## Data shown
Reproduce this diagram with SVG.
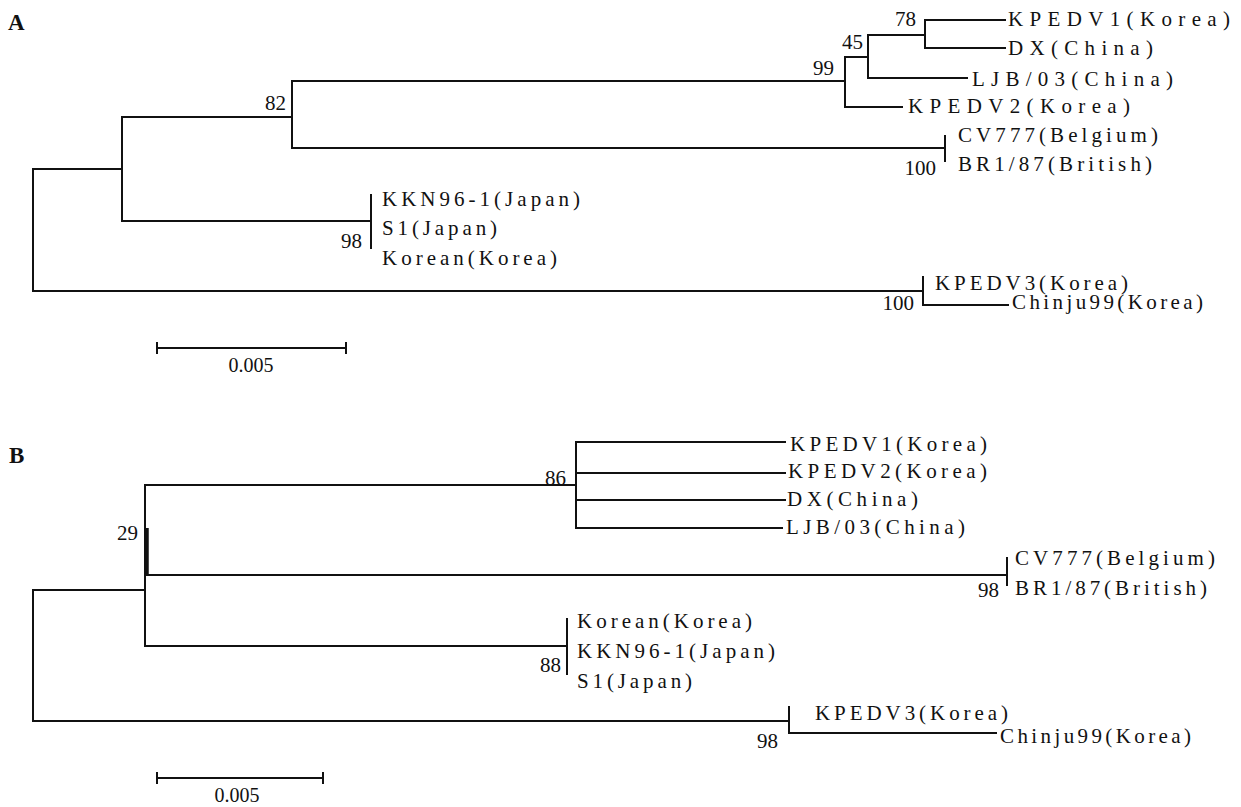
<svg xmlns="http://www.w3.org/2000/svg" width="1241" height="807" viewBox="0 0 1241 807">
<style>
.e{stroke:#111;stroke-width:2;fill:none;stroke-linecap:square}
.t{font-family:"Liberation Serif","Times New Roman",serif;font-size:21px;fill:#111}
.n{font-family:"Liberation Serif","Times New Roman",serif;font-size:21px;fill:#111;text-anchor:end}
.p{font-family:"Liberation Serif","Times New Roman",serif;font-size:23px;font-weight:bold;fill:#111}
.s{font-family:"Liberation Serif","Times New Roman",serif;font-size:20px;fill:#111;text-anchor:middle}
</style>
<rect width="1241" height="807" fill="#fff"/>
<text class="p" x="8" y="30">A</text>
<text class="p" x="9" y="463">B</text>

<g id="connectors">
<!-- Panel A -->
<path class="e" d="M33,169 V291 M33,169 H122 M33,291 H923 M122,117 V221 M122,117 H292 M122,221 H371 M292,81 V148 M292,81 H845 M292,148 H945 M845,57 V107 M845,57 H868 M845,107 H902 M868,35 V78 M868,35 H925 M868,78 H967 M925,20 V48 M925,20 H1005 M925,48 H1005 M945,136 V161 M371,195 V248 M923,277 V305 M923,305 H1008"/>
<!-- Panel B -->
<path class="e" d="M33,590 V721 M33,590 H145 M33,721 H789 M145,485 V646 M145,485 H576 M147,575 H1007 M145,646 H567 M576,442 V528 M576,442 H785 M576,473 H785 M576,500 H785 M576,528 H782 M1007,558 V585 M567,619 V674 M789,707 V733 M789,733 H996"/>
<path d="M147,528 V575" stroke="#111" stroke-width="3.5" fill="none"/>
</g>

<g id="nodeA_82"><text class="n" x="286" y="110">82</text></g>
<g id="nodeA_99"><text class="n" x="834" y="75">99</text></g>
<g id="nodeA_45"><text class="n" x="863" y="49">45</text></g>
<g id="nodeA_78"><text class="n" x="916" y="26">78</text></g>
<g id="nodeA_100a"><text class="n" x="936" y="175">100</text></g>
<g id="nodeA_98"><text class="n" x="362" y="248">98</text></g>
<g id="nodeA_100b"><text class="n" x="914" y="310">100</text></g>

<g id="leafA_KPEDV1"><text class="t" x="1008" y="26" textLength="222" lengthAdjust="spacing">KPEDV1(Korea)</text></g>
<g id="leafA_DX"><text class="t" x="1008" y="55" textLength="145" lengthAdjust="spacing">DX(China)</text></g>
<g id="leafA_LJB"><text class="t" x="972" y="86" textLength="201" lengthAdjust="spacing">LJB/03(China)</text></g>
<g id="leafA_KPEDV2"><text class="t" x="908" y="113" textLength="222" lengthAdjust="spacing">KPEDV2(Korea)</text></g>
<g id="leafA_CV777"><text class="t" x="958" y="142" textLength="200" lengthAdjust="spacing">CV777(Belgium)</text></g>
<g id="leafA_BR1"><text class="t" x="958" y="171" textLength="194" lengthAdjust="spacing">BR1/87(British)</text></g>
<g id="leafA_KKN"><text class="t" x="382" y="206" textLength="198" lengthAdjust="spacing">KKN96-1(Japan)</text></g>
<g id="leafA_S1"><text class="t" x="382" y="235" textLength="115" lengthAdjust="spacing">S1(Japan)</text></g>
<g id="leafA_Korean"><text class="t" x="382" y="265" textLength="175" lengthAdjust="spacing">Korean(Korea)</text></g>
<g id="leafA_KPEDV3"><text class="t" x="935" y="290" textLength="193" lengthAdjust="spacing">KPEDV3(Korea)</text></g>
<g id="leafA_Chinju"><text class="t" x="1012" y="309" textLength="191" lengthAdjust="spacing">Chinju99(Korea)</text></g>

<g id="scaleA">
<path class="e" d="M157,348 H346 M157,343 V353 M346,343 V353"/>
<text class="s" x="251" y="372">0.005</text>
</g>

<g id="nodeB_29"><text class="n" x="138" y="540">29</text></g>
<g id="nodeB_86"><text class="n" x="566" y="485">86</text></g>
<g id="nodeB_98a"><text class="n" x="999" y="597">98</text></g>
<g id="nodeB_88"><text class="n" x="561" y="672">88</text></g>
<g id="nodeB_98b"><text class="n" x="778" y="748">98</text></g>

<g id="leafB_KPEDV1"><text class="t" x="790" y="451" textLength="197" lengthAdjust="spacing">KPEDV1(Korea)</text></g>
<g id="leafB_KPEDV2"><text class="t" x="788" y="478" textLength="199" lengthAdjust="spacing">KPEDV2(Korea)</text></g>
<g id="leafB_DX"><text class="t" x="787" y="506" textLength="131" lengthAdjust="spacing">DX(China)</text></g>
<g id="leafB_LJB"><text class="t" x="786" y="534" textLength="179" lengthAdjust="spacing">LJB/03(China)</text></g>
<g id="leafB_CV777"><text class="t" x="1015" y="565" textLength="200" lengthAdjust="spacing">CV777(Belgium)</text></g>
<g id="leafB_BR1"><text class="t" x="1015" y="595" textLength="192" lengthAdjust="spacing">BR1/87(British)</text></g>
<g id="leafB_Korean"><text class="t" x="577" y="628" textLength="175" lengthAdjust="spacing">Korean(Korea)</text></g>
<g id="leafB_KKN"><text class="t" x="577" y="658" textLength="198" lengthAdjust="spacing">KKN96-1(Japan)</text></g>
<g id="leafB_S1"><text class="t" x="577" y="688" textLength="115" lengthAdjust="spacing">S1(Japan)</text></g>
<g id="leafB_KPEDV3"><text class="t" x="815" y="720" textLength="193" lengthAdjust="spacing">KPEDV3(Korea)</text></g>
<g id="leafB_Chinju"><text class="t" x="1000" y="743" textLength="191" lengthAdjust="spacing">Chinju99(Korea)</text></g>

<g id="scaleB">
<path class="e" d="M157,778 H323 M157,773 V783 M323,773 V783"/>
<text class="s" x="237" y="802">0.005</text>
</g>
</svg>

## Exercise goal
Each line of the material must be retyped exactly, except that images are omitted.

## Exercise solution
Reproduce this diagram with SVG.
<svg xmlns="http://www.w3.org/2000/svg" width="1241" height="807" viewBox="0 0 1241 807">
<style>
.e{stroke:#111;stroke-width:2;fill:none;stroke-linecap:square}
.t{font-family:"Liberation Serif","Times New Roman",serif;font-size:21px;fill:#111}
.n{font-family:"Liberation Serif","Times New Roman",serif;font-size:21px;fill:#111;text-anchor:end}
.p{font-family:"Liberation Serif","Times New Roman",serif;font-size:23px;font-weight:bold;fill:#111}
.s{font-family:"Liberation Serif","Times New Roman",serif;font-size:20px;fill:#111;text-anchor:middle}
</style>
<rect width="1241" height="807" fill="#fff"/>
<text class="p" x="8" y="30">A</text>
<text class="p" x="9" y="463">B</text>

<g id="connectors">
<!-- Panel A -->
<path class="e" d="M33,169 V291 M33,169 H122 M33,291 H923 M122,117 V221 M122,117 H292 M122,221 H371 M292,81 V148 M292,81 H845 M292,148 H945 M845,57 V107 M845,57 H868 M845,107 H902 M868,35 V78 M868,35 H925 M868,78 H967 M925,20 V48 M925,20 H1005 M925,48 H1005 M945,136 V161 M371,195 V248 M923,277 V305 M923,305 H1008"/>
<!-- Panel B -->
<path class="e" d="M33,590 V721 M33,590 H145 M33,721 H789 M145,485 V646 M145,485 H576 M147,575 H1007 M145,646 H567 M576,442 V528 M576,442 H785 M576,473 H785 M576,500 H785 M576,528 H782 M1007,558 V585 M567,619 V674 M789,707 V733 M789,733 H996"/>
<path d="M147,528 V575" stroke="#111" stroke-width="3.5" fill="none"/>
</g>

<g id="nodeA_82"><text class="n" x="286" y="110">82</text></g>
<g id="nodeA_99"><text class="n" x="834" y="75">99</text></g>
<g id="nodeA_45"><text class="n" x="863" y="49">45</text></g>
<g id="nodeA_78"><text class="n" x="916" y="26">78</text></g>
<g id="nodeA_100a"><text class="n" x="936" y="175">100</text></g>
<g id="nodeA_98"><text class="n" x="362" y="248">98</text></g>
<g id="nodeA_100b"><text class="n" x="914" y="310">100</text></g>

<g id="leafA_KPEDV1"><text class="t" x="1008" y="26" textLength="222" lengthAdjust="spacing">KPEDV1(Korea)</text></g>
<g id="leafA_DX"><text class="t" x="1008" y="55" textLength="145" lengthAdjust="spacing">DX(China)</text></g>
<g id="leafA_LJB"><text class="t" x="972" y="86" textLength="201" lengthAdjust="spacing">LJB/03(China)</text></g>
<g id="leafA_KPEDV2"><text class="t" x="908" y="113" textLength="222" lengthAdjust="spacing">KPEDV2(Korea)</text></g>
<g id="leafA_CV777"><text class="t" x="958" y="142" textLength="200" lengthAdjust="spacing">CV777(Belgium)</text></g>
<g id="leafA_BR1"><text class="t" x="958" y="171" textLength="194" lengthAdjust="spacing">BR1/87(British)</text></g>
<g id="leafA_KKN"><text class="t" x="382" y="206" textLength="198" lengthAdjust="spacing">KKN96-1(Japan)</text></g>
<g id="leafA_S1"><text class="t" x="382" y="235" textLength="115" lengthAdjust="spacing">S1(Japan)</text></g>
<g id="leafA_Korean"><text class="t" x="382" y="265" textLength="175" lengthAdjust="spacing">Korean(Korea)</text></g>
<g id="leafA_KPEDV3"><text class="t" x="935" y="290" textLength="193" lengthAdjust="spacing">KPEDV3(Korea)</text></g>
<g id="leafA_Chinju"><text class="t" x="1012" y="309" textLength="191" lengthAdjust="spacing">Chinju99(Korea)</text></g>

<g id="scaleA">
<path class="e" d="M157,348 H346 M157,343 V353 M346,343 V353"/>
<text class="s" x="251" y="372">0.005</text>
</g>

<g id="nodeB_29"><text class="n" x="138" y="540">29</text></g>
<g id="nodeB_86"><text class="n" x="566" y="485">86</text></g>
<g id="nodeB_98a"><text class="n" x="999" y="597">98</text></g>
<g id="nodeB_88"><text class="n" x="561" y="672">88</text></g>
<g id="nodeB_98b"><text class="n" x="778" y="748">98</text></g>

<g id="leafB_KPEDV1"><text class="t" x="790" y="451" textLength="197" lengthAdjust="spacing">KPEDV1(Korea)</text></g>
<g id="leafB_KPEDV2"><text class="t" x="788" y="478" textLength="199" lengthAdjust="spacing">KPEDV2(Korea)</text></g>
<g id="leafB_DX"><text class="t" x="787" y="506" textLength="131" lengthAdjust="spacing">DX(China)</text></g>
<g id="leafB_LJB"><text class="t" x="786" y="534" textLength="179" lengthAdjust="spacing">LJB/03(China)</text></g>
<g id="leafB_CV777"><text class="t" x="1015" y="565" textLength="200" lengthAdjust="spacing">CV777(Belgium)</text></g>
<g id="leafB_BR1"><text class="t" x="1015" y="595" textLength="192" lengthAdjust="spacing">BR1/87(British)</text></g>
<g id="leafB_Korean"><text class="t" x="577" y="628" textLength="175" lengthAdjust="spacing">Korean(Korea)</text></g>
<g id="leafB_KKN"><text class="t" x="577" y="658" textLength="198" lengthAdjust="spacing">KKN96-1(Japan)</text></g>
<g id="leafB_S1"><text class="t" x="577" y="688" textLength="115" lengthAdjust="spacing">S1(Japan)</text></g>
<g id="leafB_KPEDV3"><text class="t" x="815" y="720" textLength="193" lengthAdjust="spacing">KPEDV3(Korea)</text></g>
<g id="leafB_Chinju"><text class="t" x="1000" y="743" textLength="191" lengthAdjust="spacing">Chinju99(Korea)</text></g>

<g id="scaleB">
<path class="e" d="M157,778 H323 M157,773 V783 M323,773 V783"/>
<text class="s" x="237" y="802">0.005</text>
</g>
</svg>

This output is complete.